* Start Data extract *
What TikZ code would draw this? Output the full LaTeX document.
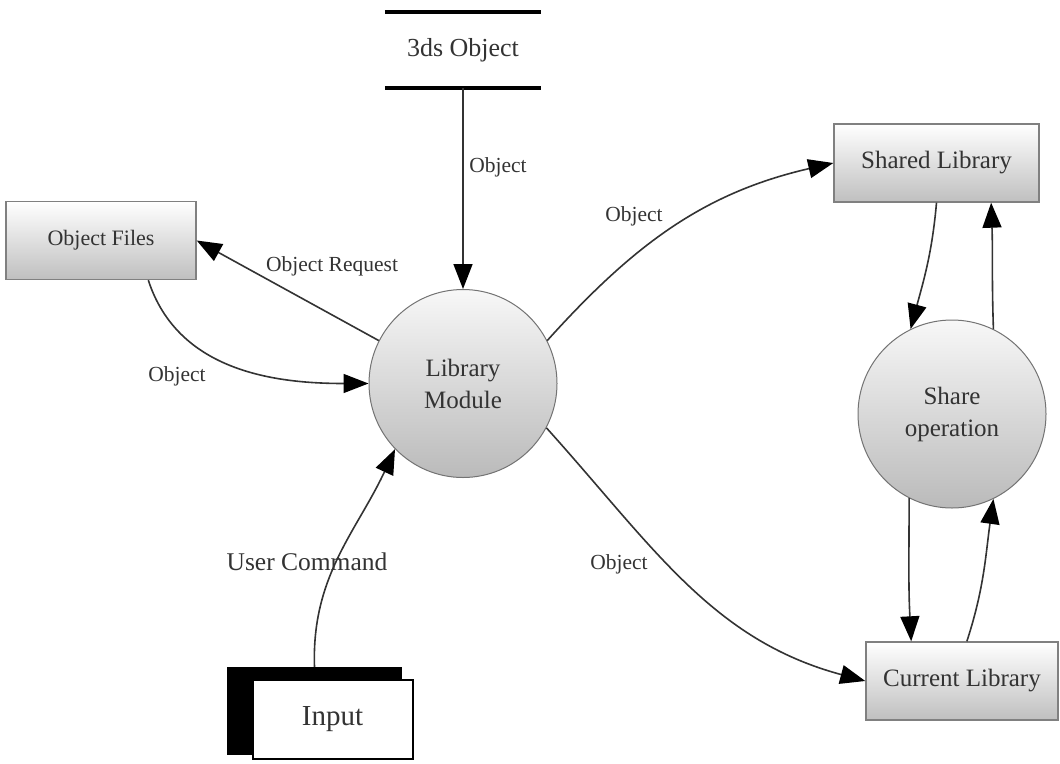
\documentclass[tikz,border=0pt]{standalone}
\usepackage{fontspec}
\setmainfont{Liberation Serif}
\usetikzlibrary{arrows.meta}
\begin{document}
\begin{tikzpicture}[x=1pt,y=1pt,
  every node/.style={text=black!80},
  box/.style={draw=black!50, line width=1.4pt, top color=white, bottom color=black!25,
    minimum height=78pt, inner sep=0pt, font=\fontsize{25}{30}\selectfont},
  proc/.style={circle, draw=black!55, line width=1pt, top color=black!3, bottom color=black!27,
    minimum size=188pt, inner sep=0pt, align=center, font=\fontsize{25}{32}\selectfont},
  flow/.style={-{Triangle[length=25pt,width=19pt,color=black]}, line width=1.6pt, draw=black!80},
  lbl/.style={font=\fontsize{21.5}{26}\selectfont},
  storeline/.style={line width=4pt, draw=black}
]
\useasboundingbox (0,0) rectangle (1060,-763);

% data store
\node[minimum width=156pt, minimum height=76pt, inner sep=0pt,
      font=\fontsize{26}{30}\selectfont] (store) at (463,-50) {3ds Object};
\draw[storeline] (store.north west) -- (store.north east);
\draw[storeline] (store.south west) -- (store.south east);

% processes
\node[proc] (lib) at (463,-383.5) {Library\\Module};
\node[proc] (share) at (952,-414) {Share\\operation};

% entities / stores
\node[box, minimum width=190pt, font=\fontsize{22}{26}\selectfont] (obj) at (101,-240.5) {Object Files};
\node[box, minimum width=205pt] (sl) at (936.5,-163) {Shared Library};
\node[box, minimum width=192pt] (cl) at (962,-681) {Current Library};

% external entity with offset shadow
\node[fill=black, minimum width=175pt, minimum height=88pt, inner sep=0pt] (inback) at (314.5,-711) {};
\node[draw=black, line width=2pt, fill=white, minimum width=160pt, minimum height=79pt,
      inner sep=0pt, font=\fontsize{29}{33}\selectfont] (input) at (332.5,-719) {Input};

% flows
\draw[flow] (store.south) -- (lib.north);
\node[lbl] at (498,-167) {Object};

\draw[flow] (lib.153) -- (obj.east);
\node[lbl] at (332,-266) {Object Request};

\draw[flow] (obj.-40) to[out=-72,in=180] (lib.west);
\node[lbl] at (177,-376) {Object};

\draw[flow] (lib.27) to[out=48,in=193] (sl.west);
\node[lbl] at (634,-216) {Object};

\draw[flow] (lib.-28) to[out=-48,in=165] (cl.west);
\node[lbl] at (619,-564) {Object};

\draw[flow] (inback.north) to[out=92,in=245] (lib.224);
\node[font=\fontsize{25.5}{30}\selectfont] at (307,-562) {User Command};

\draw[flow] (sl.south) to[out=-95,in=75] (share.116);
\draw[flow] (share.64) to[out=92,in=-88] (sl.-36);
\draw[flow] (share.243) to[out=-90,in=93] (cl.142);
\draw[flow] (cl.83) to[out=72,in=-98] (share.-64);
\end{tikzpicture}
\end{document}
* End Data extract *
What to produce >> Transcribe all the lines above exactly, apart from the pictures.

Finished exercise >>
What TikZ code would draw this? Output the full LaTeX document.
\documentclass[tikz,border=0pt]{standalone}
\usepackage{fontspec}
\setmainfont{Liberation Serif}
\usetikzlibrary{arrows.meta}
\begin{document}
\begin{tikzpicture}[x=1pt,y=1pt,
  every node/.style={text=black!80},
  box/.style={draw=black!50, line width=1.4pt, top color=white, bottom color=black!25,
    minimum height=78pt, inner sep=0pt, font=\fontsize{25}{30}\selectfont},
  proc/.style={circle, draw=black!55, line width=1pt, top color=black!3, bottom color=black!27,
    minimum size=188pt, inner sep=0pt, align=center, font=\fontsize{25}{32}\selectfont},
  flow/.style={-{Triangle[length=25pt,width=19pt,color=black]}, line width=1.6pt, draw=black!80},
  lbl/.style={font=\fontsize{21.5}{26}\selectfont},
  storeline/.style={line width=4pt, draw=black}
]
\useasboundingbox (0,0) rectangle (1060,-763);

% data store
\node[minimum width=156pt, minimum height=76pt, inner sep=0pt,
      font=\fontsize{26}{30}\selectfont] (store) at (463,-50) {3ds Object};
\draw[storeline] (store.north west) -- (store.north east);
\draw[storeline] (store.south west) -- (store.south east);

% processes
\node[proc] (lib) at (463,-383.5) {Library\\Module};
\node[proc] (share) at (952,-414) {Share\\operation};

% entities / stores
\node[box, minimum width=190pt, font=\fontsize{22}{26}\selectfont] (obj) at (101,-240.5) {Object Files};
\node[box, minimum width=205pt] (sl) at (936.5,-163) {Shared Library};
\node[box, minimum width=192pt] (cl) at (962,-681) {Current Library};

% external entity with offset shadow
\node[fill=black, minimum width=175pt, minimum height=88pt, inner sep=0pt] (inback) at (314.5,-711) {};
\node[draw=black, line width=2pt, fill=white, minimum width=160pt, minimum height=79pt,
      inner sep=0pt, font=\fontsize{29}{33}\selectfont] (input) at (332.5,-719) {Input};

% flows
\draw[flow] (store.south) -- (lib.north);
\node[lbl] at (498,-167) {Object};

\draw[flow] (lib.153) -- (obj.east);
\node[lbl] at (332,-266) {Object Request};

\draw[flow] (obj.-40) to[out=-72,in=180] (lib.west);
\node[lbl] at (177,-376) {Object};

\draw[flow] (lib.27) to[out=48,in=193] (sl.west);
\node[lbl] at (634,-216) {Object};

\draw[flow] (lib.-28) to[out=-48,in=165] (cl.west);
\node[lbl] at (619,-564) {Object};

\draw[flow] (inback.north) to[out=92,in=245] (lib.224);
\node[font=\fontsize{25.5}{30}\selectfont] at (307,-562) {User Command};

\draw[flow] (sl.south) to[out=-95,in=75] (share.116);
\draw[flow] (share.64) to[out=92,in=-88] (sl.-36);
\draw[flow] (share.243) to[out=-90,in=93] (cl.142);
\draw[flow] (cl.83) to[out=72,in=-98] (share.-64);
\end{tikzpicture}
\end{document}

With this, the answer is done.